The Donald J. Munro papers (0.7 linear feet) include notes documenting Munro's 1973 visit to the People's Republic of China, color photographs of views of various Chinese cities (such as Guangzhou, Beijing, and Nanjing), and material related to the enrollment and education of Chen Ziming.
Donald Jacques Munro was born in New Brunswick, New Jersey on March 5, 1931, to Thomas Munro and Lucile (born Nadler) Munro. He grew up in Cleveland Heights, Ohio and graduated from Ohio's Western Reserve Academy in 1948. After briefly attending Amherst College and studying Chinese at the University of Michigan, Munro transferred to Harvard University and earned his A.B. in Philosophy in 1953. Shortly afterwards, he enrolled in the Navy Officer Candidate School and enlisted in the United States Navy, where he served in the Philippines until his discharge in 1957. He then matriculated to Columbia University, from which he received a Ph.D. in Philosophy and Chinese Studies in 1964. His thesis was entitled The Nei-Wai Distinction in Early Chinese Thought. Munro joined the University of Michigan faculty in 1964 as both an Assistant Professor of Philosophy and Associate in university's Center for Chinese Studies. He was promoted to Associate Professor of Philosophy in 1968 and attained the rank of Professor of Philosophy in 1973. From approximately 1991-1996, Munro also held a joint appointment as a Professor of Chinese. His other University of Michigan appointments included serving on the Executive Committee of the College of Literature, Science, and the Arts (LSA) from approximately 1986-1989 and leading the U-M Department of Asian Languages and Cultures as both its interim chair (1993-1994) and chair (1994-1995). Munro also served as an advisor of and teacher to Chen Ziming (spelled in Chinese 陈子明 and 陳子明), who studied at the University of Michigan in the 1990s. Ziming was a political dissident that was accused by the People's Republic of China of being one of the architects of the 1989 Tiananmen Square protests.
Munro was particularly active outside of the University of Michigan. His external roles and lectureships included serving as a Visiting Research Philosopher at the University of California, Berkeley (1969) and Visiting Scholar at Peking University's Department of Philosophy (1990). He also held positions in several professional organizations and national committees, especially the American Council of Learned Societies. Notably, in 1973, Munro—at the request of the National Committee on U.S.-China Relations—co-led a delegation of educators from the National Education Association to the People's Republic of China to study the Chinese educational system. The visit arose out of conversations between PRC Premier Zhou Enlai (周恩来)and Henry Kissinger, then National Security Advisor of the United States.

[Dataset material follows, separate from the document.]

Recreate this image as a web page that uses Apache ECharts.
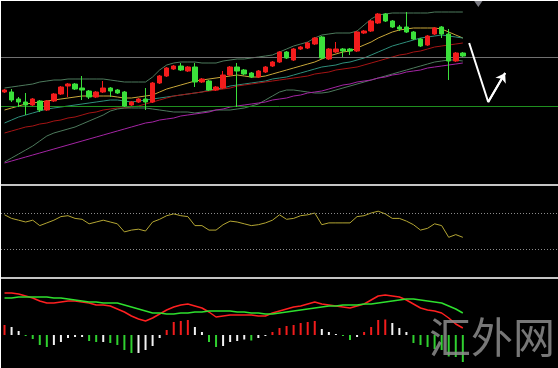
<!DOCTYPE html>
<html><head><meta charset="utf-8">
<script src="https://cdn.jsdelivr.net/npm/echarts@6/dist/echarts.min.js"></script>
<style>
html,body{margin:0;padding:0;background:#fff;width:558px;height:368px;overflow:hidden}
#c{position:absolute;left:1px;top:1px;width:557px;height:367px;background:#000}
</style></head><body><div id="c"></div>
<script>
// chart slots (66 bars + right-side shift space)
const SLOTS = 79;
// candles: [open, close, low, high]
const ohlc = [
[92,94,91,95],[92,84,82,95],[85,82,77,87],[82,79,69,91],[79,85,78,86],
[83,74,72,84],[74,83,73,84],[83,90,82,91],[90,97,89,98],[98,100,87,101],
[100,95,94,101],[96,94,84,108],[93,87,85,94],[87,92,86,93],[92,96,91,103],
[96,93,87,97],[94,91,90,95],[92,78,77,93],[79,82,78,83],[82,85,81,86],
[85,82,74,96],[82,101,81,102],[101,108,100,109],[108,116,107,117],[115,118,114,119],
[118,114,113,121],[113,117,112,118],[117,102,97,121],[102,105,101,106],[103,94,93,104],
[94,97,93,98],[96,109,95,113],[109,117,108,118],[117,113,77,121],[114,110,109,115],
[111,107,106,112],[107,113,106,114],[112,117,111,118],[118,122,117,123],[122,132,121,133],
[132,126,125,133],[124,135,123,136],[135,137,134,138],[136,141,135,142],[140,146,139,147],
[147,126,125,148],[125,135,124,136],[132,135,131,142],[135,133,127,136],[135,133,129,136],
[133,152,132,153],[151,153,150,154],[153,163,152,164],[161,170,160,171],[170,163,162,171],
[163,157,156,164],[157,155,153,159],[157,152,151,172],[152,145,144,153],[145,138,137,146],
[139,148,138,149],[150,156,149,157],[157,150,146,158],[150,123,104,155],[123,131,122,132],
[131,128,127,132]
];
const bbUpper = [96,97,98,99,100,102,103,104,104,105,105,105,105,105,105,104,103,102,102,102,102,107,114,119,121,122,122,122,121,121,121,123,124,125,125,126,127,128,129,132,135,138,140,142,146,149,150,151,151,151,153,159,165,169,170,171,171,171,171,171,171,172,172,172,172,172];
const maYellow = [74,76,78,80,81,82,83,84,85,86,87,88,88,88,88,88,87,86,86,87,88,89,92,95,97,99,101,103,104,105,106,107,108,109,108,107,107,108,110,112,114,116,118,120,122,125,128,130,132,133,136,139,142,146,149,152,154,155,156,156,156,156,155,152,149,146];
const maTeal = [61,64,67,69,71,73,75,76,77,78,79,80,81,82,83,84,84,83,82,83,84,85,86,87,88,89,90,91,92,94,95,96,98,99,100,101,102,103,105,106,107,109,111,113,115,117,118,119,121,122,124,126,129,132,135,138,140,142,144,146,147,148,149,148,147,146];
const maRed = [51,53,55,57,58,60,61,63,64,66,67,69,71,72,74,75,76,76,77,78,80,82,84,86,88,89,90,91,92,93,94,95,96,98,99,100,101,102,103,104,105,106,107,108,110,111,112,114,115,116,117,119,121,123,125,127,129,130,132,133,135,137,138,139,140,141];
const bbLower = [22,26,30,34,38,43,48,51,53,55,57,60,63,66,69,73,75,76,76,76,76,75,74,73,72,72,72,71,72,73,74,74,74,75,76,78,80,84,88,92,94,94,93,92,91,91,92,94,96,98,100,102,104,106,108,110,112,114,116,118,120,122,123,124,124,123];
const maPurple = [21,23,25,27,29,31,33,35,37,39,41,43,45,47,49,51,53,55,57,59,61,62,64,65,66,68,69,70,71,72,74,75,77,78,79,80,81,82,84,85,86,88,89,91,92,93,95,97,99,100,102,103,104,106,107,109,110,112,113,114,116,117,118,119,120,121];
const levels = {gray: 127, green: 78};
const rsi = [68,64,62,60,62,56,59,62,66,67,64,63,58,60,62,60,58,49,51,52,50,60,63,67,69,67,66,56,56,51,51,57,61,60,58,56,57,59,62,68,63,64,67,68,70,57,59,59,59,59,66,67,70,72,69,64,64,61,57,51,53,58,56,43,46,43];
const rsiLevels = [70, 30];
const macdHist = [10,8,4,-1,-4,-10,-12,-10,-7,-3,-2,-2,-6,-7,-7,-8,-10,-15,-18,-18,-15,-11,-3,5,13,14,15,8,3,-7,-12,-11,-7,-6,-4.5,-5.5,-3,-1,3,7,9,10,12,13,14,6,3,1,-1,-5,-2,3,8,15,15.5,12,7,3,-8,-10,-12,-14,-15,-21.5,-22,-27];
const macdMain = [42,42,41,39,37,34,32,32,33,34,34,33,32,30,30,29,26,23,19,16,14,17,21,25,28,30,31,29,27,23,18,19,20,20,20,20,19,19,22,24,26,28,29,31,33,31,30,29,28,27,29,31,35,39,40,39,38,35,31,27,25,24,22,17,11,7];
const macdSignal = [37,37,38,38,38,38,38,37,37,36,35,34,33,33,32,32,32,30,28,26,24,22,22,21,21,22,22,23,23,24,24,24,24,23,23,22,22,21,21,22,23,24,25,26,27,28,29,29,30,30,30,31,31,32,33,34,35,36,36,35,34,33,32,29,26,22];
const arrowPath = [[65.9,141],[68.6,82],[71,111]];
const topMarker = [[67.2,181]];
const watermark = '汇外网';

const categories = Array.from({length: SLOTS}, (_, i) => String(i + 1));
const RED = '#f21c1c', GREEN = '#3be03b', WHITE = '#f2f2f2';

const chart = echarts.init(document.getElementById('c'));
const W = 557;
const lineS = (data, color, w) => ({type:'line', data, xAxisIndex:0, yAxisIndex:0, showSymbol:false, symbol:'none',
  lineStyle:{color, width:w||1}, z:2, silent:true});
chart.setOption({
  animation:false,
  backgroundColor:'#000',
  grid:[
    {left:0, top:1, width:W, height:182},
    {left:0, top:185, width:W, height:90},
    {left:0, top:278, width:W, height:89}
  ],
  xAxis:[
    {type:'category', data:categories, gridIndex:0, show:false, boundaryGap:true},
    {type:'category', data:categories, gridIndex:1, show:false, boundaryGap:true},
    {type:'category', data:categories, gridIndex:2, show:false, boundaryGap:true},
    {type:'value', gridIndex:0, min:-0.5, max:SLOTS-0.5, show:false}
  ],
  yAxis:[
    {type:'value', gridIndex:0, min:0, max:182, show:false, splitLine:{show:false}},
    {type:'value', gridIndex:1, min:0, max:100, show:false, splitLine:{show:false}},
    {type:'value', gridIndex:2, min:-33, max:56, show:false, splitLine:{show:false}}
  ],
  graphic:[
    {type:'rect', shape:{x:0, y:183, width:W, height:2}, style:{fill:'#c4c4c4'}, z:100},
    {type:'rect', shape:{x:0, y:276, width:W, height:2}, style:{fill:'#c4c4c4'}, z:100},
    {type:'text', left:428, top:315, z:100, style:{text:watermark, fontSize:42,
      fontFamily:'"Noto Sans CJK SC"', fill:'rgba(140,140,140,0.85)'}}
  ],
  series:[
    {type:'candlestick', data:ohlc, xAxisIndex:0, yAxisIndex:0, barWidth:5, z:5,
     itemStyle:{color:RED, color0:GREEN, borderColor:RED, borderColor0:GREEN, borderWidth:1},
     markLine:{silent:true, symbol:['none','none'], label:{show:false},
       data:[{yAxis:levels.gray, lineStyle:{color:'#707070', width:1, type:'solid'}},
             {yAxis:levels.green, lineStyle:{color:'#1f8f1f', width:1, type:'solid'}}]}},
    lineS(bbUpper, '#4d7a5c'),
    lineS(maYellow, '#c9a83a'),
    lineS(maTeal, '#2f8f7c'),
    lineS(maRed, '#a51414'),
    lineS(bbLower, '#4d7a5c'),
    lineS(maPurple, '#a424a4'),
    {type:'line', data:rsi, xAxisIndex:1, yAxisIndex:1, showSymbol:false, symbol:'none',
     lineStyle:{color:'#b4a633', width:1}, silent:true,
     markLine:{silent:true, symbol:['none','none'], label:{show:false},
       lineStyle:{color:'#8c8c8c', width:1, type:[1,2]},
       data: rsiLevels.map(v => ({yAxis:v}))}},
    {type:'bar', data:macdHist, xAxisIndex:2, yAxisIndex:2, barWidth:2, silent:true,
     itemStyle:{color:p => {
       const i = p.dataIndex, v = macdHist[i], prev = i > 0 ? macdHist[i-1] : 0;
       if (v > 0 && v > prev) return RED;
       if (v < 0 && v < prev) return '#2fd02f';
       return WHITE;
     }}},
    {type:'line', data:macdMain, xAxisIndex:2, yAxisIndex:2, showSymbol:false, symbol:'none',
     lineStyle:{color:'#ff2020', width:1.5}, silent:true},
    {type:'line', data:macdSignal, xAxisIndex:2, yAxisIndex:2, showSymbol:false, symbol:'none',
     lineStyle:{color:'#2ee02e', width:1.5}, silent:true},
    {type:'line', data:arrowPath, xAxisIndex:3, yAxisIndex:0, showSymbol:false, symbol:'none',
     lineStyle:{color:'#fff', width:2}, z:10, silent:true,
     markLine:{silent:true, label:{show:false}, symbolSize:9,
       lineStyle:{color:'#fff', width:2, type:'solid'},
       data:[[{coord:arrowPath[1], symbol:'none'}, {coord:arrowPath[2], symbol:'arrow'}]]}},
    {type:'scatter', data:topMarker, xAxisIndex:3, yAxisIndex:0, symbol:'triangle', symbolRotate:180,
     symbolSize:[11,8], itemStyle:{color:'#9a9aa4'}, silent:true, clip:false}
  ]
});
</script></body></html>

In 1996, after officially retiring from the University of Michigan, the university's Regents named him Professor Emeritus of Philosophy and Professor Emeritus of Chinese. He remained professionally active post-retirement, as exemplified by his appointment as the Tang Chun-I Visiting Professor at The Chinese University of Hong Kong in 2006. More recently, in 2016, Munro and his wife, Ann P. Munro, gifted the University of Michigan with funding to establish a tenure-track position in Chinese philosophy in the Departments of Philosophy and Asian Languages and Cultures.
Munro specializes in classical Chinese philosophy, Neo-Confucianism, modern China, and the continued impact of China's imperial dynasties on modern China. His published works include The Concept of Man in Early China (1969), The Concept of Man in Contemporary China (1977), Images of Human Nature: A Sung Portrait (1988), and Ethics in Action: Workable Guidelines for Private and Public Choices (2008). He has also served on the editorial advisory committees of two journals, Chinese Studies in Philosophy and the Journal of Chinese Philosophy.

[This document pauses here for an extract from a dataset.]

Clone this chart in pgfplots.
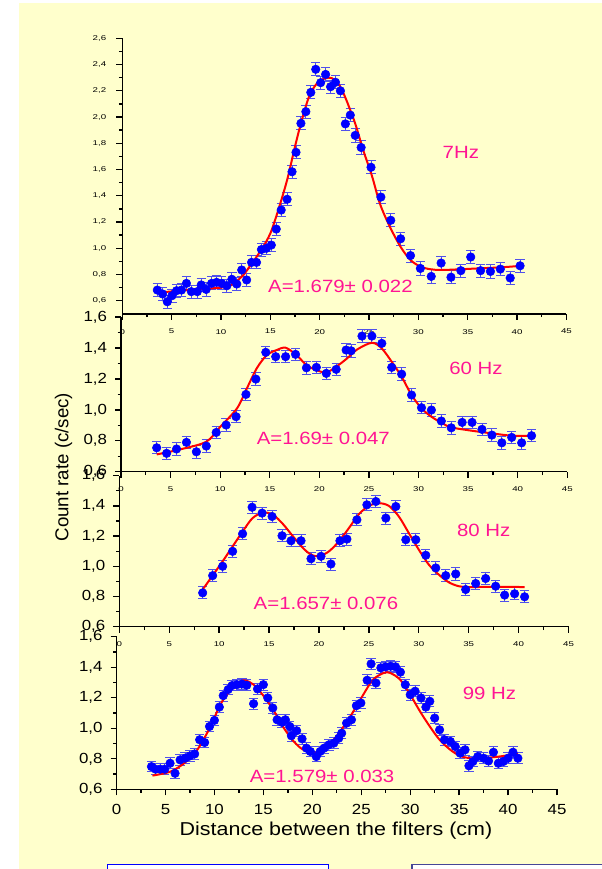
\documentclass[border=0pt]{standalone}
\usepackage{fontspec}
\setmainfont{Liberation Sans}[FakeStretch=1.15]
\newfontfamily\plainf{Liberation Sans}
\newfontfamily\smallf{Liberation Sans}[FakeStretch=1.4]
\usepackage{pgfplots}
\pgfplotsset{compat=1.18}
\usepackage{pgfplotstable}

\definecolor{bgyellow}{RGB}{255,255,204}
\definecolor{dotblue}{RGB}{0,0,255}
\definecolor{errblue}{RGB}{80,80,235}
\definecolor{fitred}{RGB}{255,0,0}
\definecolor{annpink}{RGB}{255,20,147}
\definecolor{boxblue}{RGB}{0,0,255}
\definecolor{boxslate}{RGB}{70,70,150}

% 7 Hz
\pgfplotstableread{
x y
3.55 0.681
4.09 0.651
4.56 0.592
5.03 0.638
5.50 0.676
6.00 0.681
6.50 0.732
7.00 0.669
7.60 0.669
8.00 0.720
8.50 0.686
9.05 0.732
9.56 0.740
10.07 0.732
10.60 0.714
11.10 0.763
11.60 0.727
12.10 0.834
12.60 0.758
13.10 0.892
13.60 0.892
14.10 0.990
14.60 0.999
15.10 1.024
15.60 1.146
16.10 1.291
16.70 1.373
17.20 1.583
17.60 1.731
18.10 1.952
18.60 2.041
19.10 2.188
19.60 2.364
20.10 2.262
20.60 2.325
21.10 2.231
21.60 2.265
22.10 2.200
22.60 1.948
23.10 2.015
23.60 1.860
24.20 1.768
25.20 1.617
26.20 1.390
27.20 1.213
28.20 1.072
29.20 0.944
30.20 0.846
31.30 0.785
32.30 0.887
33.30 0.779
34.30 0.829
35.30 0.933
36.30 0.829
37.30 0.823
38.30 0.841
39.30 0.773
40.30 0.866
}\dataA
\pgfplotstableread{
x y
3.65 0.661
7.20 0.686
10.6 0.707
12.1 0.783
12.9 0.860
14.1 0.990
15.0 1.113
15.8 1.290
16.7 1.520
17.5 1.775
18.2 1.980
19.0 2.170
19.9 2.270
20.9 2.300
21.5 2.285
22.1 2.230
22.7 2.130
23.6 1.950
24.4 1.750
25.3 1.550
26.1 1.340
27.1 1.165
28.2 1.010
29.2 0.910
30.2 0.860
31.2 0.840
32.3 0.834
34.4 0.840
36.3 0.847
38.3 0.854
40.3 0.865
}\fitA

% 60 Hz
\pgfplotstableread{
x y
3.6 0.755
4.6 0.719
5.6 0.747
6.6 0.790
7.6 0.729
8.6 0.766
9.6 0.854
10.6 0.902
11.6 0.956
12.6 1.100
13.6 1.199
14.6 1.372
15.6 1.344
16.6 1.344
17.6 1.359
18.7 1.272
19.7 1.275
20.7 1.236
21.7 1.262
22.7 1.387
23.2 1.382
24.3 1.477
25.3 1.477
26.3 1.430
27.3 1.275
28.3 1.231
29.3 1.096
30.3 1.014
31.3 0.999
32.3 0.928
33.3 0.884
34.4 0.919
35.4 0.919
36.4 0.874
37.4 0.837
38.4 0.787
39.4 0.822
40.4 0.787
41.4 0.833
}\dataB
\pgfplotstableread{
x y
3.6 0.712
6.0 0.745
8.6 0.794
10.0 0.890
11.7 1.010
12.7 1.140
13.7 1.270
14.7 1.354
15.7 1.387
16.6 1.402
17.7 1.354
18.7 1.290
19.7 1.257
20.7 1.242
21.7 1.279
22.8 1.333
23.8 1.390
25.3 1.434
26.3 1.397
27.3 1.311
28.3 1.214
29.3 1.096
30.3 1.010
31.3 0.956
32.3 0.917
33.3 0.887
35.4 0.865
37.4 0.848
39.4 0.833
41.2 0.833
}\fitB

% 80 Hz
\pgfplotstableread{
x y
8.35 0.824
9.35 0.938
10.35 1.000
11.35 1.099
12.35 1.215
13.3 1.391
14.3 1.352
15.3 1.330
16.3 1.202
17.2 1.169
18.2 1.169
19.2 1.050
20.2 1.066
21.2 1.015
22.1 1.169
22.8 1.180
23.8 1.308
24.8 1.407
25.7 1.429
26.7 1.319
27.7 1.396
28.7 1.176
29.7 1.176
30.7 1.073
31.7 0.989
32.7 0.938
33.7 0.949
34.7 0.846
35.7 0.886
36.7 0.919
37.7 0.868
38.6 0.809
39.6 0.818
40.6 0.798
}\dataC
\pgfplotstableread{
x y
8.35 0.846
10.35 1.033
12.35 1.230
13.35 1.319
14.4 1.356
15.4 1.341
16.4 1.279
17.4 1.198
18.4 1.121
19.2 1.077
20.0 1.066
21.0 1.099
22.0 1.165
23.0 1.253
24.0 1.345
25.0 1.400
26.0 1.418
27.0 1.400
28.0 1.330
29.0 1.220
30.0 1.110
31.0 1.011
32.0 0.945
33.0 0.894
34.0 0.868
35.0 0.862
37.0 0.864
39.0 0.864
40.6 0.862
}\fitC

% 99 Hz
\pgfplotstableread{
x y
3.57 0.749
3.99 0.732
4.45 0.732
4.92 0.732
5.47 0.771
5.98 0.705
6.49 0.793
7.00 0.804
7.50 0.819
7.98 0.832
8.49 0.925
9.00 0.907
9.50 1.012
10.00 1.052
10.50 1.139
10.90 1.214
11.40 1.254
11.80 1.280
12.30 1.286
12.80 1.290
13.30 1.282
14.00 1.161
14.40 1.258
15.00 1.286
15.45 1.199
15.96 1.133
16.40 1.056
16.90 1.039
17.25 1.056
17.70 1.012
17.86 0.951
18.40 0.984
18.95 0.931
19.40 0.870
19.80 0.848
20.40 0.815
20.80 0.848
21.20 0.870
21.70 0.892
22.20 0.903
22.70 0.935
23.00 0.968
23.50 1.034
24.00 1.056
24.50 1.148
24.96 1.166
25.60 1.315
26.00 1.422
26.50 1.297
27.00 1.396
27.50 1.403
28.00 1.407
28.50 1.403
29.00 1.368
29.50 1.286
30.00 1.220
30.50 1.243
31.10 1.199
31.60 1.139
32.00 1.177
32.50 1.067
33.00 0.990
33.50 0.925
34.10 0.914
34.60 0.881
35.10 0.837
35.60 0.859
36.00 0.754
36.40 0.782
36.90 0.815
37.50 0.804
38.00 0.786
38.50 0.843
39.00 0.771
39.50 0.782
40.00 0.804
40.50 0.843
41.00 0.804
}\dataD
\pgfplotstableread{
x y
3.67 0.690
5.5 0.716
6.9 0.771
8.25 0.859
9.6 1.012
10.6 1.155
11.65 1.253
12.7 1.308
13.2 1.313
14.0 1.286
15.0 1.214
16.1 1.111
17.1 1.001
18.1 0.914
19.1 0.859
20.5 0.840
21.2 0.865
22.2 0.925
23.2 1.012
24.2 1.111
25.2 1.220
26.2 1.319
27.3 1.363
27.95 1.363
28.97 1.319
30.0 1.220
31.0 1.111
32.0 1.012
33.0 0.925
34.1 0.859
35.1 0.819
36.1 0.804
37.1 0.800
38.1 0.808
39.1 0.815
41.0 0.832
}\fitD

\pgfplotsset{
  panel/.style={
    scale only axis, anchor=south west,
    axis lines=left, axis line style={-, line width=1.1pt},
    xmin=0, xmax=45, xtick={0,5,...,45},
    minor x tick num=1, minor y tick num=1,
    tick align=outside, major tick length=4.5pt, minor tick length=2.5pt,
    every tick/.style={black, line width=1pt},
    /pgf/number format/assume math mode=true,
    y tick label style={/pgf/number format/fixed, /pgf/number format/fixed zerofill,
      /pgf/number format/precision=1, /pgf/number format/use comma,
      /pgf/number format/assume math mode=true},
  },
  smallx/.style={x tick label style={font=\smallf\fontsize{5.2}{6}\selectfont, yshift=-3.5pt}},
  smally/.style={y tick label style={font=\smallf\fontsize{5.2}{6}\selectfont, xshift=-4pt}},
  bigx/.style={x tick label style={font=\fontsize{11}{13}\selectfont, yshift=-3pt}},
  bigy/.style={y tick label style={font=\fontsize{11}{13}\selectfont, xshift=-2.5pt}},
  pts/.style={only marks, mark=*, mark size=3.2pt, color=dotblue,
    mark options={draw=dotblue, fill=dotblue},
    error bars/.cd, y dir=both, y fixed=#1,
    error bar style={errblue, line width=0.7pt},
    error mark options={rotate=90, mark size=3.5pt, errblue, line width=0.7pt}},
  fitline/.style={smooth, fitred, line width=1.5pt, no markers},
}
\tikzset{ann/.style={annpink, font=\fontsize{13.3}{15}\selectfont}}

\begin{document}
\begin{tikzpicture}
\path[use as bounding box] (0,0) rectangle (451.5pt,-651.75pt);
\fill[white] (0,0) rectangle (451.5pt,-651.75pt);
\fill[bgyellow] (14.25pt,-2.25pt) rectangle (452pt,-652pt);
\draw[boxblue, line width=1pt, fill=white] (80.6pt,-655pt) rectangle (246.4pt,-648.2pt);
\draw[boxslate, line width=1pt, fill=white] (309pt,-655pt) rectangle (455pt,-648.2pt);

% 7 Hz
\begin{axis}[panel, smallx, smally, at={(91.7pt,-235.35pt)},
  width=333.15pt, height=206.6pt, ymin=0.5, ymax=2.6,
  ytick={0.6,0.8,1.0,1.2,1.4,1.6,1.8,2.0,2.2,2.4,2.6}]
  \addplot[pts=0.05] table[x=x, y=y] {\dataA};
  \addplot[fitline] table[x=x, y=y] {\fitA};
  \node[ann] at (axis cs:34.3,1.73) {7Hz};
  \node[ann] at (axis cs:22.1,0.71) {A=1.679± 0.022};
\end{axis}

% 60 Hz
\begin{axis}[panel, smallx, bigy, at={(90.75pt,-353.8pt)},
  width=334.7pt, height=116pt, ymin=0.6, ymax=1.6,
  ytick={0.6,0.8,1.0,1.2,1.4,1.6}]
  \addplot[pts=0.04] table[x=x, y=y] {\dataB};
  \addplot[fitline] table[x=x, y=y] {\fitB};
  \node[ann] at (axis cs:35.8,1.27) {60 Hz};
  \node[ann] at (axis cs:20.4,0.814) {A=1.69± 0.047};
\end{axis}

% 80 Hz
\begin{axis}[panel, smallx, bigy, at={(89.5pt,-470pt)},
  width=336.9pt, height=113.25pt, ymin=0.6, ymax=1.6,
  ytick={0.6,0.8,1.0,1.2,1.4,1.6}]
  \addplot[pts=0.04] table[x=x, y=y] {\dataC};
  \addplot[fitline] table[x=x, y=y] {\fitC};
  \node[ann] at (axis cs:36.5,1.236) {80 Hz};
  \node[ann] at (axis cs:20.7,0.757) {A=1.657± 0.076};
\end{axis}

% 99 Hz
\begin{axis}[panel, bigx, bigy, at={(87.4pt,-592pt)},
  width=330.4pt, height=114.45pt, ymin=0.6, ymax=1.6,
  ytick={0.6,0.8,1.0,1.2,1.4,1.6}]
  \addplot[pts=0.035] table[x=x, y=y] {\dataD};
  \addplot[fitline] table[x=x, y=y] {\fitD};
  \node[ann] at (axis cs:38.1,1.23) {99 Hz};
  \node[ann] at (axis cs:21.0,0.685) {A=1.579± 0.033};
\end{axis}

\node[rotate=90, font=\plainf\fontsize{14}{16}\selectfont] at (47.6pt,-350.3pt) {Count rate (c/sec)};
\node[font=\fontsize{14}{16}\selectfont] at (252pt,-623pt) {Distance between the filters (cm)};
\end{tikzpicture}
\end{document}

Munro's accolades include the receipt of several fellowships, such as a John Simon Guggenheim Memorial Foundation fellowship in 1978. He has also received several awards from the University of Michigan, including an LSA Excellence in Teaching Award (1992) and the Warner G. Rice Humanities Award (1994). A festschrift in honor of Munro, entitled New Life for Old Ideas: Chinese Philosophy in the Contemporary World, was published in 2019.